NIESR Wage Tracker - September 2021 - Labour market recovery on track as furlough ends

Publication date: 14 Sep 2021 | Publication type: NIESR Wage Tracker | NIESR Author(s): Lenoel, C

 

Figure 1 - The U-shaped recovery in the labour market (source: ONS, HMRC)

Main points

  • ​The labour market shows signs of a U-shaped recovery, with the number of payrolled employees returning in August to its pre-pandemic (February 2020) level of 29.1 million.
  • Employment growth is fastest in London, which is catching up to the rest of the UK after being particularly hurt by the pandemic.
  • The unemployment rate declined to 4.6 per cent and vacancies reached a record 1 million.
  • Because of difficulties to fill in jobs, starting salaries are increasing fast, but the end of the furlough scheme should ease the pressure on salaries.
  • The relaxation of self-isolation rules puts an end to the ‘pingdemic’.
  • The growth in average weekly earnings including bonuses (AWE) in Great Britain decreased slightly in the three months to July to 8.3 per cent compared to a year ago, down from 8.7 per cent in the three months to June. This is in line with what we had forecasted.
  • Excluding base effects, the growth in average weekly earnings was unchanged at 4.1 per cent in the three months to July, compared to the three months to June.
  • Annual growth for average weekly earnings should ease from 8.7 per cent in the second quarter to 5.6 per cent in the third quarter as the base effect dissipates.

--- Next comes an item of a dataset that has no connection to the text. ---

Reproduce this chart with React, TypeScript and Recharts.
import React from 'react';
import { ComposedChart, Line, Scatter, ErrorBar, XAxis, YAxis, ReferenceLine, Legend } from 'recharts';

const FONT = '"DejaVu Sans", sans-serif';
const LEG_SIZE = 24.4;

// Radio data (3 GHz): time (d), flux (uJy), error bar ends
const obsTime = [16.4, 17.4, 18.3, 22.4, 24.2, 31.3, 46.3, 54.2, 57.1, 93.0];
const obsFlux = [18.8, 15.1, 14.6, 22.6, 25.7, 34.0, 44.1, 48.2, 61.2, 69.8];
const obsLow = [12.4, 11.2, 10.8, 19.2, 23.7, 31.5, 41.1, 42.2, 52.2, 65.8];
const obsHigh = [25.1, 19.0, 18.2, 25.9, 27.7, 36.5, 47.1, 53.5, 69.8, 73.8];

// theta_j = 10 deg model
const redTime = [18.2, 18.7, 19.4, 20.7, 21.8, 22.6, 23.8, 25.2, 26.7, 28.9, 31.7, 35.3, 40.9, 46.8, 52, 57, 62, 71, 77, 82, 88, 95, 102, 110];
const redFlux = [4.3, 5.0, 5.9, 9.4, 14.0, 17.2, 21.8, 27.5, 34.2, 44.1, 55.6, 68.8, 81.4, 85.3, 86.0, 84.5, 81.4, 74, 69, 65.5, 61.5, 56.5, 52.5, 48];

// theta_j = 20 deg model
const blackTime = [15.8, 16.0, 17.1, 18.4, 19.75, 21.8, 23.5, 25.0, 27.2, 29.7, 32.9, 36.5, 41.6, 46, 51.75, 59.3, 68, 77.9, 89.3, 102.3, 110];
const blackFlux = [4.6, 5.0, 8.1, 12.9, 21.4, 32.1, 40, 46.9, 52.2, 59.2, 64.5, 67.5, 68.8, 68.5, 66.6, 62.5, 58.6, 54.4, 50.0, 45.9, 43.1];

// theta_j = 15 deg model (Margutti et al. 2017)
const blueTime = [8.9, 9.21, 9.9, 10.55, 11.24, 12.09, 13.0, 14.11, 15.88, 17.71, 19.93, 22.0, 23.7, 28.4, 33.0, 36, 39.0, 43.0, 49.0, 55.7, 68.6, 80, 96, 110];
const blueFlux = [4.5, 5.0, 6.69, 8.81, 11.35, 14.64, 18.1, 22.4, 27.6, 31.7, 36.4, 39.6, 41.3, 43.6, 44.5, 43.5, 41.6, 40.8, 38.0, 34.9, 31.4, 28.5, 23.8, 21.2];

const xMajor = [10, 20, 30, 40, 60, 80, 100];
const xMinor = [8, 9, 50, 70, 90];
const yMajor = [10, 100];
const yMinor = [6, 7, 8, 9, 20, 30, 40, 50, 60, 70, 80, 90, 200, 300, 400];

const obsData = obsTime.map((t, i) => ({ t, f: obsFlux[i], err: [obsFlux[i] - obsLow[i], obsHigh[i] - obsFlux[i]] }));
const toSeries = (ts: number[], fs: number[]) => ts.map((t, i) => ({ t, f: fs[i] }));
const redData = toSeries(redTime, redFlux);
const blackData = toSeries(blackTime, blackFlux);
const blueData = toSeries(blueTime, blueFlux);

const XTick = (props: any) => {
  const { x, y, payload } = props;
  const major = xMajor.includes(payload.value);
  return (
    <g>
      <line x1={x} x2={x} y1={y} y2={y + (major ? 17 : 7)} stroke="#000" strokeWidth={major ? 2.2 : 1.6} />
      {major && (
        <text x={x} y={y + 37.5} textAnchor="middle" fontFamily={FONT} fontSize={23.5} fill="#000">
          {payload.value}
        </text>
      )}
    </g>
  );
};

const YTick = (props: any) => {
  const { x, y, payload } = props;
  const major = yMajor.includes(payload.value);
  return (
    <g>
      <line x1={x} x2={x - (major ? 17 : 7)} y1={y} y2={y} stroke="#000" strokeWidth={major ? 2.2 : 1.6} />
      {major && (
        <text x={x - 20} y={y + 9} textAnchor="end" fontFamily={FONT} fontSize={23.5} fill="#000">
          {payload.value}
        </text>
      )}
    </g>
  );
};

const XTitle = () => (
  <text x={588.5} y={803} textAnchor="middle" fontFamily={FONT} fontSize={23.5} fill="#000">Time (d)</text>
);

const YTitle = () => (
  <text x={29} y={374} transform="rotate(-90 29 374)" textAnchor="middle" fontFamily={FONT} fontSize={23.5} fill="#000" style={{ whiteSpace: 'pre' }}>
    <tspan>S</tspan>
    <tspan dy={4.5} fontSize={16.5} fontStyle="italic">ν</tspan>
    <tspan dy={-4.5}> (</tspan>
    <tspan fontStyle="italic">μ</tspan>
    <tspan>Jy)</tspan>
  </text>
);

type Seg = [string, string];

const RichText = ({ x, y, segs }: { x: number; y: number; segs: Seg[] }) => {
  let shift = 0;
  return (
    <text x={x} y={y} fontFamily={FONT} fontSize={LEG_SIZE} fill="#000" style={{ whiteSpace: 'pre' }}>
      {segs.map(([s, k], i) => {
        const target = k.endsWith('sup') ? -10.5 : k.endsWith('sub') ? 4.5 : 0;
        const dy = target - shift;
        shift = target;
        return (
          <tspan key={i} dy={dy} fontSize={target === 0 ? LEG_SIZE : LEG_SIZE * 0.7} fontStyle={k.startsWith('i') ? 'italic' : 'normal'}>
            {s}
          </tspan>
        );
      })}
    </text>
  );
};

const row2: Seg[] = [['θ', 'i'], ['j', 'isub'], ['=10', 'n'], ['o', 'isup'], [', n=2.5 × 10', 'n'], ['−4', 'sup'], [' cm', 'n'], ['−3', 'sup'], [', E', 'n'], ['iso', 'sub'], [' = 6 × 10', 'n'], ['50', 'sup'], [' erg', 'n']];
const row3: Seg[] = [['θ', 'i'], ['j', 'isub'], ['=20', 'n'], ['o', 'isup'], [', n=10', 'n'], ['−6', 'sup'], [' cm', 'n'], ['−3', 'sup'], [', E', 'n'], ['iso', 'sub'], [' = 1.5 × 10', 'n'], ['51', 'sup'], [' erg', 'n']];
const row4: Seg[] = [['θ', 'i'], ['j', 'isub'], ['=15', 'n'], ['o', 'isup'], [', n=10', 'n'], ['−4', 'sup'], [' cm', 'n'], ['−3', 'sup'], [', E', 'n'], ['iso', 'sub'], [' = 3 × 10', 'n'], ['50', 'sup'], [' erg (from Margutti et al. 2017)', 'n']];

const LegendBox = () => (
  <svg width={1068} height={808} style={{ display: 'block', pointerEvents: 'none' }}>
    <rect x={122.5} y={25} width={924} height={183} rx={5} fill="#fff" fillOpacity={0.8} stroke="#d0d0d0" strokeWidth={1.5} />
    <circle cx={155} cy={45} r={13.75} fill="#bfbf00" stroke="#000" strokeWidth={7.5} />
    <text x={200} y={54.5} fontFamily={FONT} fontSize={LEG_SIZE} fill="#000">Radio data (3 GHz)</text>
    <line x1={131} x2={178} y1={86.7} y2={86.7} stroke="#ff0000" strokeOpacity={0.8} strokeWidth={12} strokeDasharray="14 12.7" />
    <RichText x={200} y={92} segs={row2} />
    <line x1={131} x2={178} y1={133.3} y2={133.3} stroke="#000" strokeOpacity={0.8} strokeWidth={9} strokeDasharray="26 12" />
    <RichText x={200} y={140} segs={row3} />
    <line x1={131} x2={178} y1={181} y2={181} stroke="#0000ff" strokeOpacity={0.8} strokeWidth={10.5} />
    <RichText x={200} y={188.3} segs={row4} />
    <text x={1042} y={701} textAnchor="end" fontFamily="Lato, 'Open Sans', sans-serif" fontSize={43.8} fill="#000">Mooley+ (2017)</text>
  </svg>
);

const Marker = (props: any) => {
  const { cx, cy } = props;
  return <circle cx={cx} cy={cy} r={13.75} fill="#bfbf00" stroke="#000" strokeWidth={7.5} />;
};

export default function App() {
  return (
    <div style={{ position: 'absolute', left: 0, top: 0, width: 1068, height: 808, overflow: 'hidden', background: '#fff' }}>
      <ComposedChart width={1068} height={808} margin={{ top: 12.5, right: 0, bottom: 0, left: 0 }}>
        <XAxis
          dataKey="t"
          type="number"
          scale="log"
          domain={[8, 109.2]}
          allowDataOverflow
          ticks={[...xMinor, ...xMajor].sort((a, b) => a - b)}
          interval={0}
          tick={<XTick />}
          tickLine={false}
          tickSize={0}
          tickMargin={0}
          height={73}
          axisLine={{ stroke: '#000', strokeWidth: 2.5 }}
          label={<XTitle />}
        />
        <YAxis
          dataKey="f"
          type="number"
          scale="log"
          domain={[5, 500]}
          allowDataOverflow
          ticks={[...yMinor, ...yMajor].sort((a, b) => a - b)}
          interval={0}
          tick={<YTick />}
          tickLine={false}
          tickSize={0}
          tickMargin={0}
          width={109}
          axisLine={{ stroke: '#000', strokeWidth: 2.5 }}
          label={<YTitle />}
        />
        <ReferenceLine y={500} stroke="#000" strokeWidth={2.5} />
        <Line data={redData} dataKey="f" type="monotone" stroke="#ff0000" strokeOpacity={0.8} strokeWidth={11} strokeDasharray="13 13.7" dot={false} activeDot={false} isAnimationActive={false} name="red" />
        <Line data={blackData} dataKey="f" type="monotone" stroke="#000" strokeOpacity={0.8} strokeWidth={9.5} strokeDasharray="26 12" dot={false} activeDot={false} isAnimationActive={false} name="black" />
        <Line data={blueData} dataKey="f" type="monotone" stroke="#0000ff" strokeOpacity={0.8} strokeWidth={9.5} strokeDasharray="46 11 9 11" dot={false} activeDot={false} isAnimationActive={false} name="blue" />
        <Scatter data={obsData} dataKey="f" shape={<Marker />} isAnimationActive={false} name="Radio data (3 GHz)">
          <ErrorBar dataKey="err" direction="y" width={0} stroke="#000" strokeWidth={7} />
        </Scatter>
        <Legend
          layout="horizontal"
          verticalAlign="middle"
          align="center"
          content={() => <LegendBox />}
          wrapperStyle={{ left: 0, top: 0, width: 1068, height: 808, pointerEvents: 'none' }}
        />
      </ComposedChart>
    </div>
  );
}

“The fact that the furlough scheme ends September, after several months of robust employment growth, provides hope that nearly all of the furloughed workers will be able to return to active employment. Underlying wage growth excluding base effect is around 4 per cent. But the combination of a skills mismatch and the end of the furlough scheme is creating unusual uncertainty about the future path of wages. With consumer price inflation rising and expected to reach also 4 per cent at the beginning of next year, there is a risk that price inflation feeds into wage inflation.”